Your output must consist solely of the lines from the "Write the seaborn" line through the "fit_x = [1.5, 26.0]" line, exactly as written, without images.

[Provided records]
•••••
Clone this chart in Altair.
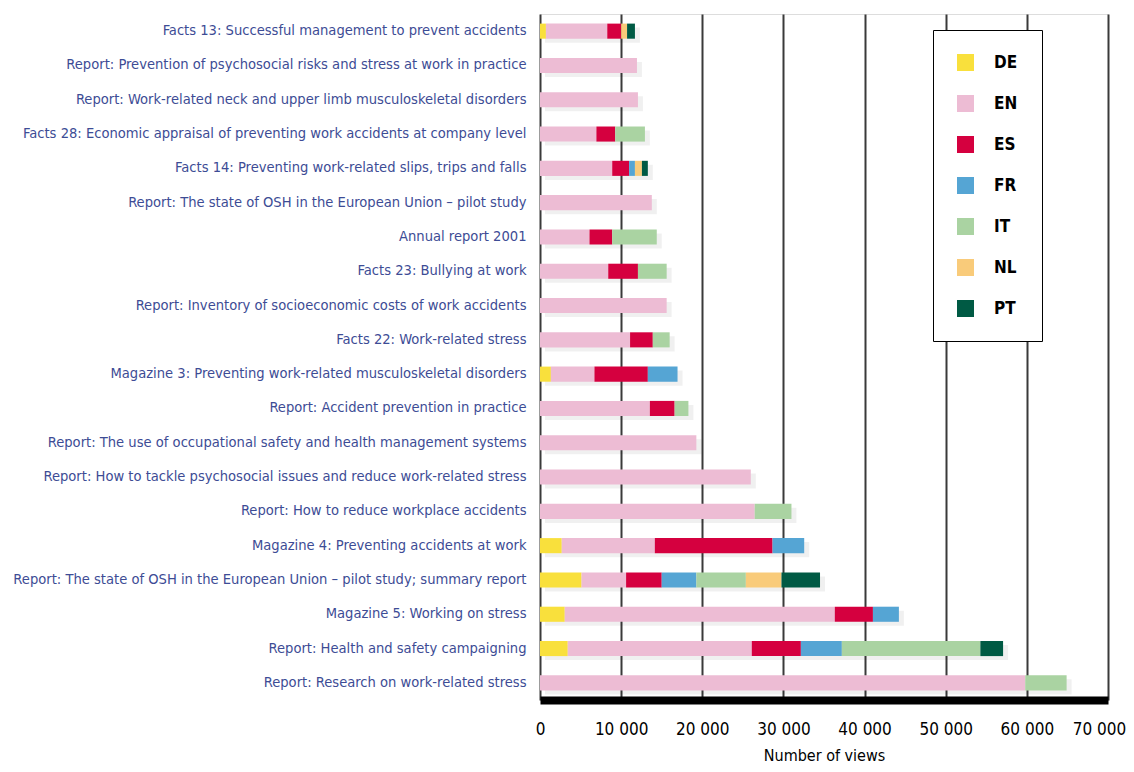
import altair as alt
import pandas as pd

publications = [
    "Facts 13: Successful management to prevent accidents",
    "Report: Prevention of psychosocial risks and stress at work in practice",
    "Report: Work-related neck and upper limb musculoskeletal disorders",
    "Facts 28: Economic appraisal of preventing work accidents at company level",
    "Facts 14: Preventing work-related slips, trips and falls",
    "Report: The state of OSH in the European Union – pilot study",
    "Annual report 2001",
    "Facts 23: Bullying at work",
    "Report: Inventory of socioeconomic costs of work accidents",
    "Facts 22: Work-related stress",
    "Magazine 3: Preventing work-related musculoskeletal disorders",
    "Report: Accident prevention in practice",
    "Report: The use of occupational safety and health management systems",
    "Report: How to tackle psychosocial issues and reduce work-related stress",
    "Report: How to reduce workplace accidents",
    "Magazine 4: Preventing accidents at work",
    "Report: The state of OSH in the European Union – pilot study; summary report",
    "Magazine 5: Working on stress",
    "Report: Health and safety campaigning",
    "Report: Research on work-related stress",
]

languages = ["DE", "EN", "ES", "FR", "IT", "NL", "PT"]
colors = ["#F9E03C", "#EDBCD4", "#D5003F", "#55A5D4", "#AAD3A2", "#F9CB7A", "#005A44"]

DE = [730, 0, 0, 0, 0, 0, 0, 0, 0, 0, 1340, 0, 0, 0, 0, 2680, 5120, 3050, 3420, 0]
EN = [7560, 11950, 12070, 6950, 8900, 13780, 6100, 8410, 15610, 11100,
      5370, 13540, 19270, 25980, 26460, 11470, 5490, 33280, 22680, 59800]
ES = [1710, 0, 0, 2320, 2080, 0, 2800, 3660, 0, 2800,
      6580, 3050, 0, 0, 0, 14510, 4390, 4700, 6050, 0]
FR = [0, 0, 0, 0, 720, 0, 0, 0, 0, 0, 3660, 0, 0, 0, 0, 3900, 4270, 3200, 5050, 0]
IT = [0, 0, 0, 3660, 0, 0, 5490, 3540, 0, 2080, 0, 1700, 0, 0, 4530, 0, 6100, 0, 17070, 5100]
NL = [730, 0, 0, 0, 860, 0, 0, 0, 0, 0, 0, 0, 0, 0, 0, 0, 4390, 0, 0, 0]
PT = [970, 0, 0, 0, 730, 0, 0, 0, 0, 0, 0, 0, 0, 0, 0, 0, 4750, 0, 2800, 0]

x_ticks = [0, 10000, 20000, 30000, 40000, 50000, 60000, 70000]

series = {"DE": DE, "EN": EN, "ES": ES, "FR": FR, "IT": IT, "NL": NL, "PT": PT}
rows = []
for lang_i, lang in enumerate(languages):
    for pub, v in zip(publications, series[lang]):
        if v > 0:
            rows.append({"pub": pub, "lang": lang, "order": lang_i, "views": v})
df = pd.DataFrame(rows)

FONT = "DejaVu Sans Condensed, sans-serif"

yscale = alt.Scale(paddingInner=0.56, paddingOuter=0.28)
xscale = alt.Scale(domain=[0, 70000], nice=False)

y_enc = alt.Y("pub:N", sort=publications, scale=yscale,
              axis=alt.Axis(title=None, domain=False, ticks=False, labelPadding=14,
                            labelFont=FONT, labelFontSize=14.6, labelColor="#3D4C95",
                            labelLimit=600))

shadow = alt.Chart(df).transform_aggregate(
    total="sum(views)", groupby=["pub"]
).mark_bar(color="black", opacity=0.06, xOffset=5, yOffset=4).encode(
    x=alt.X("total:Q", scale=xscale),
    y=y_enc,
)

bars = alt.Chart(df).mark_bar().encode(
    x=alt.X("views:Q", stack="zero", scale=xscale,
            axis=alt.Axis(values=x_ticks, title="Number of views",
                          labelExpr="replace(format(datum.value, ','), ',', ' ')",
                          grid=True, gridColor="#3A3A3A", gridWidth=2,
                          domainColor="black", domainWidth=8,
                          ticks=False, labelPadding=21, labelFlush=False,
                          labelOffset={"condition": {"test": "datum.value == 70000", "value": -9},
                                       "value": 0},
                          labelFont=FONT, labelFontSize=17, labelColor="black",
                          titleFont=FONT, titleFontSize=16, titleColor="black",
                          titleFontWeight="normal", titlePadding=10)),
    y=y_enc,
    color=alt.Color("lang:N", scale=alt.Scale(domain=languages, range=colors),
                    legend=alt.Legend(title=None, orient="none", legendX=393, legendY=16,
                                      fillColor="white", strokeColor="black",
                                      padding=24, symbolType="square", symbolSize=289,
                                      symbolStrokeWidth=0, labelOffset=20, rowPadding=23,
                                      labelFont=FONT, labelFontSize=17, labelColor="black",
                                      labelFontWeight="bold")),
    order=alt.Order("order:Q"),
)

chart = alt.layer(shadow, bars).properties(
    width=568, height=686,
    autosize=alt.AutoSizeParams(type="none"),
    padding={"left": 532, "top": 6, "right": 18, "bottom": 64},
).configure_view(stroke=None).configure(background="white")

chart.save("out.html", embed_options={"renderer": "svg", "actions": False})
•••••
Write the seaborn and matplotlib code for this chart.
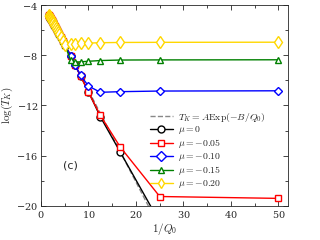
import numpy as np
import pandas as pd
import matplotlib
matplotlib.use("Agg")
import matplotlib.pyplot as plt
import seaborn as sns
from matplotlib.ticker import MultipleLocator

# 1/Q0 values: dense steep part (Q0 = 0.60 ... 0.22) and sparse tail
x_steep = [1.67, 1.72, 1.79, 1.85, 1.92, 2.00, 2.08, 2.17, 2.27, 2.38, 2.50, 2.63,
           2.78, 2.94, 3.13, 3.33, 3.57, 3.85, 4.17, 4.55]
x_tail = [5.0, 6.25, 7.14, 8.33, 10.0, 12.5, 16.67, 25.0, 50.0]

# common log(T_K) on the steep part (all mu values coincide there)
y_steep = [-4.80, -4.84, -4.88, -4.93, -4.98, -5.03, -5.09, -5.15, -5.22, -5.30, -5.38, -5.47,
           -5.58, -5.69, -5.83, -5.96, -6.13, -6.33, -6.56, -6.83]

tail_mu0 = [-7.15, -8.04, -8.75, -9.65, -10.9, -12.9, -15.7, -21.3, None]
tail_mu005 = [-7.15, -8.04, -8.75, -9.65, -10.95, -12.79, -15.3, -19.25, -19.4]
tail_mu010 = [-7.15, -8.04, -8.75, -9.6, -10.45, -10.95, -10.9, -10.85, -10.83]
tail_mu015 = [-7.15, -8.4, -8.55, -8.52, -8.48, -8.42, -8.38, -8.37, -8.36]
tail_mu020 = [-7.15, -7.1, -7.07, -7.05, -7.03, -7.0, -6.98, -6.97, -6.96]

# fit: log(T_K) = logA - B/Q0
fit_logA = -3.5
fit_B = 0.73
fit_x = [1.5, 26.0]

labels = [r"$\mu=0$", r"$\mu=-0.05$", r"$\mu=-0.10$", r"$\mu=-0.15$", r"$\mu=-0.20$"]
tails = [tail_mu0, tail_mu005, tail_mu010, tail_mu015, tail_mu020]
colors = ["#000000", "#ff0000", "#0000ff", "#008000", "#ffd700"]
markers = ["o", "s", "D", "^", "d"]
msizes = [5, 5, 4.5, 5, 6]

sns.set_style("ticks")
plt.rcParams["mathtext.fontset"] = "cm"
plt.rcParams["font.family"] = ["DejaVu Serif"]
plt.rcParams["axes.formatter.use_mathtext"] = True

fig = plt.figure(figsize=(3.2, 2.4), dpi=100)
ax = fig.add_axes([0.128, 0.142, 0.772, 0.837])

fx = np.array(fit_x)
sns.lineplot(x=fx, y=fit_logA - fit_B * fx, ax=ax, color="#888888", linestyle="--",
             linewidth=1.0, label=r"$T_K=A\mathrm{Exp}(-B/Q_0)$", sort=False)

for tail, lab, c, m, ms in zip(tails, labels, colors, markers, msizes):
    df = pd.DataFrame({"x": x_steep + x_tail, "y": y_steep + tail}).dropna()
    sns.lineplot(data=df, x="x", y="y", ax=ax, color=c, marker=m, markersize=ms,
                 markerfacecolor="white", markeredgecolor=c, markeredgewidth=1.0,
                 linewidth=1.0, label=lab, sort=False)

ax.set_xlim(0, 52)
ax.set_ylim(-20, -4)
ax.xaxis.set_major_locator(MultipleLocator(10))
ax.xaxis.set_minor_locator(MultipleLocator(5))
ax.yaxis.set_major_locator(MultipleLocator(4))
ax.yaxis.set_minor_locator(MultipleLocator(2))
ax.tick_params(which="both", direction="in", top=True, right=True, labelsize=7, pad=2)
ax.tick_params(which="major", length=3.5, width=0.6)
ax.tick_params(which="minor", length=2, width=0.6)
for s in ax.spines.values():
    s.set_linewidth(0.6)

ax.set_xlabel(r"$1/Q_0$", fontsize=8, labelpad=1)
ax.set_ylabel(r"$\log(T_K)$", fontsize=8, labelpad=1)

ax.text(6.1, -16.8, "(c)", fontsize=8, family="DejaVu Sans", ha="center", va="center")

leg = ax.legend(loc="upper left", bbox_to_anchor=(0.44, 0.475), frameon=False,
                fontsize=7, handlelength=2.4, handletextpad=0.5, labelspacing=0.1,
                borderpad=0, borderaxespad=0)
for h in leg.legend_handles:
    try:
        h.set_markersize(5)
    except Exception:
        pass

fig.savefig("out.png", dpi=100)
•••••
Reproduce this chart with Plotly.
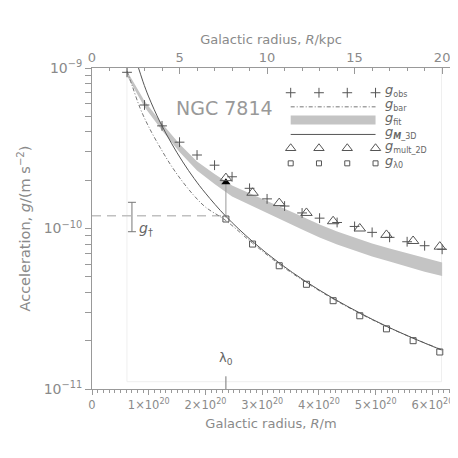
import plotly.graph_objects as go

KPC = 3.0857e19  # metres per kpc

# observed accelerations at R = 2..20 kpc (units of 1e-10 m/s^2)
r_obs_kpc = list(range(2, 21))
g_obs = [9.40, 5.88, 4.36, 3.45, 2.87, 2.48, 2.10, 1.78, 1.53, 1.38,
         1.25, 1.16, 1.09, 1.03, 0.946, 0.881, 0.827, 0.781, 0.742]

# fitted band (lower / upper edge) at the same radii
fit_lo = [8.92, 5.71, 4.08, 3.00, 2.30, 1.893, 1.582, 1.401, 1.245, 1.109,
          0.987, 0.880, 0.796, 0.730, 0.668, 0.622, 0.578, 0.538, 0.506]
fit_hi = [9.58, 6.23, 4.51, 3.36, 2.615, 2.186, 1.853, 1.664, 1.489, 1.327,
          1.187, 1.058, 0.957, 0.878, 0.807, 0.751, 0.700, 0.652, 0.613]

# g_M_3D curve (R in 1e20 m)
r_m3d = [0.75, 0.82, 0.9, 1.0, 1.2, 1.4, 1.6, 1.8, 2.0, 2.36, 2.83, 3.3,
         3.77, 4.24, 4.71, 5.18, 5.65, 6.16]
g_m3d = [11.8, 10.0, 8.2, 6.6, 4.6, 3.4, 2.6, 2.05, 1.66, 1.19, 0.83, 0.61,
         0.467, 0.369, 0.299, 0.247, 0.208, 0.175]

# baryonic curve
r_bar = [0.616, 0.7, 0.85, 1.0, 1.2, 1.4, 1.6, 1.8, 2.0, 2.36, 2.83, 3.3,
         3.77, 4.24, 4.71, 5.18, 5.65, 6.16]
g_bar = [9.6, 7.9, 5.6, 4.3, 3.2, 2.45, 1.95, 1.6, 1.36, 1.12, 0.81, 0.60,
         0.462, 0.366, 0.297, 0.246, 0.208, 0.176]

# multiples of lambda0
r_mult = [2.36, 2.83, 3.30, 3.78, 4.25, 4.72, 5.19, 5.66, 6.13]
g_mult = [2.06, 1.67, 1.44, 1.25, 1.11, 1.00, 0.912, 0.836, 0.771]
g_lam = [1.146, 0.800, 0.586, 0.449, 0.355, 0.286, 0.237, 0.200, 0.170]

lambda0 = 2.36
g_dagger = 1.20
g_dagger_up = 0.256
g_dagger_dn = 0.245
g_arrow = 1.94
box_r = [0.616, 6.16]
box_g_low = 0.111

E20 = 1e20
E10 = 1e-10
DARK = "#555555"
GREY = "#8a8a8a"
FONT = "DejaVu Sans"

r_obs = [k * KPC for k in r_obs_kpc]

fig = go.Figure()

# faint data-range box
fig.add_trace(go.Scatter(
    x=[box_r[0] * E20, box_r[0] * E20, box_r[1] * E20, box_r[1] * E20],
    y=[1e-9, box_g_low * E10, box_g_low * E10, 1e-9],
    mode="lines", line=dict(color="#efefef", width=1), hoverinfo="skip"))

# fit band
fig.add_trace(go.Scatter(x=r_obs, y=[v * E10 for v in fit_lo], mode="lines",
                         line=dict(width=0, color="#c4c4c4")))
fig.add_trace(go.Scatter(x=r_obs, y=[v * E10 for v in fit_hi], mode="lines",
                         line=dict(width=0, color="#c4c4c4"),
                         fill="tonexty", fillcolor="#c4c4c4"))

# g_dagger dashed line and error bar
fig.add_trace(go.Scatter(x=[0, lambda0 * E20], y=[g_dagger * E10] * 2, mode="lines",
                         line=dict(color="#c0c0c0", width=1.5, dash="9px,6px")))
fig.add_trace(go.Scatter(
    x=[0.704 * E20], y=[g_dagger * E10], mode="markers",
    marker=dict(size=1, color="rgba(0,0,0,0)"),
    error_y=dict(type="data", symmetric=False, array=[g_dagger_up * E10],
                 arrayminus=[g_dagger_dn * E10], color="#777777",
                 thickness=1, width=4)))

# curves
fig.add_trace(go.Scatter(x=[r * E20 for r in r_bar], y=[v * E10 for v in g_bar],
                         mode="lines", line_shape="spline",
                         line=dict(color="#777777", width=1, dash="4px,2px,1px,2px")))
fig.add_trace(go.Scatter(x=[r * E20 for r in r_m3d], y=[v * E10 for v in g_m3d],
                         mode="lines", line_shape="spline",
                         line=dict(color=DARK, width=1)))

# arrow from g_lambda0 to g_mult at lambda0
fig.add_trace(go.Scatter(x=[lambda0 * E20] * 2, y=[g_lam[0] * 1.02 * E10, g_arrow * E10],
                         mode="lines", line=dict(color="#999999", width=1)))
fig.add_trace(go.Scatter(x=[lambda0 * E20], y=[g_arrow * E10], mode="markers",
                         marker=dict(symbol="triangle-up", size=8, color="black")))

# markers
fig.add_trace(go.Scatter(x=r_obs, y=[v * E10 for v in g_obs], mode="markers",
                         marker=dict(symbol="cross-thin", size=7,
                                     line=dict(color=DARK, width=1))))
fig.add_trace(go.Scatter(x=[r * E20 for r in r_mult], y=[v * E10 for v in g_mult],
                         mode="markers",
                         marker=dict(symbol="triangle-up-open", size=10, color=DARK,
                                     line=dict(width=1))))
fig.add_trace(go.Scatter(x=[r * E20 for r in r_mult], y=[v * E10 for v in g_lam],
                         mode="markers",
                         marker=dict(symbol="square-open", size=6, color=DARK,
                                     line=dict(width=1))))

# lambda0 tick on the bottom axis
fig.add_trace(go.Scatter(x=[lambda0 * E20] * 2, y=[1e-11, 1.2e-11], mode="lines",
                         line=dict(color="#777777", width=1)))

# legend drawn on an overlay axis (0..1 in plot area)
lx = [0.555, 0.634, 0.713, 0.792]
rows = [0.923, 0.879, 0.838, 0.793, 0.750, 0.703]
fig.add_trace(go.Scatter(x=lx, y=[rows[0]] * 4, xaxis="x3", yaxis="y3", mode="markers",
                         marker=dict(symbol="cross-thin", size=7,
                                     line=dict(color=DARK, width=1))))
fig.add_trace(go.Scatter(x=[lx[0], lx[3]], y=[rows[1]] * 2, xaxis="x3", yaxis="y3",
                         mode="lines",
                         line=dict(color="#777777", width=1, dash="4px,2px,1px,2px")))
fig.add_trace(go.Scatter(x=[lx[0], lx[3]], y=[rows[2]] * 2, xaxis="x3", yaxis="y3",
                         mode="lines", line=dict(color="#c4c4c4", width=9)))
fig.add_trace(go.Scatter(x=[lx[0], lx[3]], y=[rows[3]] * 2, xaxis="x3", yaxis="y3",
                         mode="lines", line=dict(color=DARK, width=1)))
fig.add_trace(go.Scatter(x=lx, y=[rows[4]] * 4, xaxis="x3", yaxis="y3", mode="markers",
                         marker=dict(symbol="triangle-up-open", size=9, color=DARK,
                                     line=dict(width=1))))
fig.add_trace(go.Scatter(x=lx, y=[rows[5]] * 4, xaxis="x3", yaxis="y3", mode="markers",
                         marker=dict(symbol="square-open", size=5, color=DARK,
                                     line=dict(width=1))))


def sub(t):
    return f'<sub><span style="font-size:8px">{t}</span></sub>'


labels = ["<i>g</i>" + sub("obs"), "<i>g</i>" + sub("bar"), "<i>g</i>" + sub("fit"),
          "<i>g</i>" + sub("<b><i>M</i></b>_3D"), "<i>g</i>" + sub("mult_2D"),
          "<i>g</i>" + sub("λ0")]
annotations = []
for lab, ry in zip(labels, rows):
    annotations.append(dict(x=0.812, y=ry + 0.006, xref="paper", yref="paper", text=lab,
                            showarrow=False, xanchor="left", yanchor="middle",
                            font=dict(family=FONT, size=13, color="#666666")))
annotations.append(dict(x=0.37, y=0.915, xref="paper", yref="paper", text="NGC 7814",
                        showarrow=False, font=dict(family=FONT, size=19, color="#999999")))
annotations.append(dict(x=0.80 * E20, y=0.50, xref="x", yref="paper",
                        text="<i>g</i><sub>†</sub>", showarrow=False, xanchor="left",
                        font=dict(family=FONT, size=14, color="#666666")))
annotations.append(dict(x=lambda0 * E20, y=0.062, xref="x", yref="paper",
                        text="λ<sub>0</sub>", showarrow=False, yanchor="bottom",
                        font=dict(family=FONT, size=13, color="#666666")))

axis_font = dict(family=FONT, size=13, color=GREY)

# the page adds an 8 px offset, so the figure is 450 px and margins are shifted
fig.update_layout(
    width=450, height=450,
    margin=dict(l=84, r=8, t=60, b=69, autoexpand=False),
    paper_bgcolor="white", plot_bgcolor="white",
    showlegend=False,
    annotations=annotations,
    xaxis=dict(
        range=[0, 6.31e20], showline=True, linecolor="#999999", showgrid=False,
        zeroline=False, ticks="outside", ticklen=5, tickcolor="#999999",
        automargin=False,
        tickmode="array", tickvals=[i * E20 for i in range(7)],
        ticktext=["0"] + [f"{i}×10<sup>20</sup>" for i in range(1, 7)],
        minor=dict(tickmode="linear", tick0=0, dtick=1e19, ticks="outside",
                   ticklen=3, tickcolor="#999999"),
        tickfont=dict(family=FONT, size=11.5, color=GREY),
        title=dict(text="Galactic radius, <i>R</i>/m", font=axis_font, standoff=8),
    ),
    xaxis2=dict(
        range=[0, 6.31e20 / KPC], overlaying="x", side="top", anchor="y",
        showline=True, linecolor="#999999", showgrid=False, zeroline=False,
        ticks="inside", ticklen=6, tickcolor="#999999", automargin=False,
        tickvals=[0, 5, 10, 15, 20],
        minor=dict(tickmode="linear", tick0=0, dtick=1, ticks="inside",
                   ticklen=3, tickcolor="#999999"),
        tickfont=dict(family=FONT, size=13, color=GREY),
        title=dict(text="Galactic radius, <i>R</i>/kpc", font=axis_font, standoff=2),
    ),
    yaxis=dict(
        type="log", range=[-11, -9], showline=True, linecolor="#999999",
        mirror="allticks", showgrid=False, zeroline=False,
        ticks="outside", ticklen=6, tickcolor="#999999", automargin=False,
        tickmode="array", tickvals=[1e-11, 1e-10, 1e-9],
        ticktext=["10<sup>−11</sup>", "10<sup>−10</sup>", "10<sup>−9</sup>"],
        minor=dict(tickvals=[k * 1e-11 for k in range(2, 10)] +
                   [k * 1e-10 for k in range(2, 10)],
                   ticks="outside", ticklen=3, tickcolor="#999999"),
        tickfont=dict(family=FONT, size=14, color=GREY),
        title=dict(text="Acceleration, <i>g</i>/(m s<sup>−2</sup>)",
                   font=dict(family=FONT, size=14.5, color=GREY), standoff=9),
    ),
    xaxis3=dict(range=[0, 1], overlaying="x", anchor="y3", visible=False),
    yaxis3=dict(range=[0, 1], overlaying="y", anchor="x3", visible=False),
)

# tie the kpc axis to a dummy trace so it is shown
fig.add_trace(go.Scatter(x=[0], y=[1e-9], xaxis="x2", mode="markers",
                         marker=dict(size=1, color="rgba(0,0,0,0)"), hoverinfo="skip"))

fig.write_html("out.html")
•••••
[Final answer]
Write the seaborn and matplotlib code for this chart.
import numpy as np
import pandas as pd
import matplotlib
matplotlib.use("Agg")
import matplotlib.pyplot as plt
import seaborn as sns
from matplotlib.ticker import MultipleLocator

# 1/Q0 values: dense steep part (Q0 = 0.60 ... 0.22) and sparse tail
x_steep = [1.67, 1.72, 1.79, 1.85, 1.92, 2.00, 2.08, 2.17, 2.27, 2.38, 2.50, 2.63,
           2.78, 2.94, 3.13, 3.33, 3.57, 3.85, 4.17, 4.55]
x_tail = [5.0, 6.25, 7.14, 8.33, 10.0, 12.5, 16.67, 25.0, 50.0]

# common log(T_K) on the steep part (all mu values coincide there)
y_steep = [-4.80, -4.84, -4.88, -4.93, -4.98, -5.03, -5.09, -5.15, -5.22, -5.30, -5.38, -5.47,
           -5.58, -5.69, -5.83, -5.96, -6.13, -6.33, -6.56, -6.83]

tail_mu0 = [-7.15, -8.04, -8.75, -9.65, -10.9, -12.9, -15.7, -21.3, None]
tail_mu005 = [-7.15, -8.04, -8.75, -9.65, -10.95, -12.79, -15.3, -19.25, -19.4]
tail_mu010 = [-7.15, -8.04, -8.75, -9.6, -10.45, -10.95, -10.9, -10.85, -10.83]
tail_mu015 = [-7.15, -8.4, -8.55, -8.52, -8.48, -8.42, -8.38, -8.37, -8.36]
tail_mu020 = [-7.15, -7.1, -7.07, -7.05, -7.03, -7.0, -6.98, -6.97, -6.96]

# fit: log(T_K) = logA - B/Q0
fit_logA = -3.5
fit_B = 0.73
fit_x = [1.5, 26.0]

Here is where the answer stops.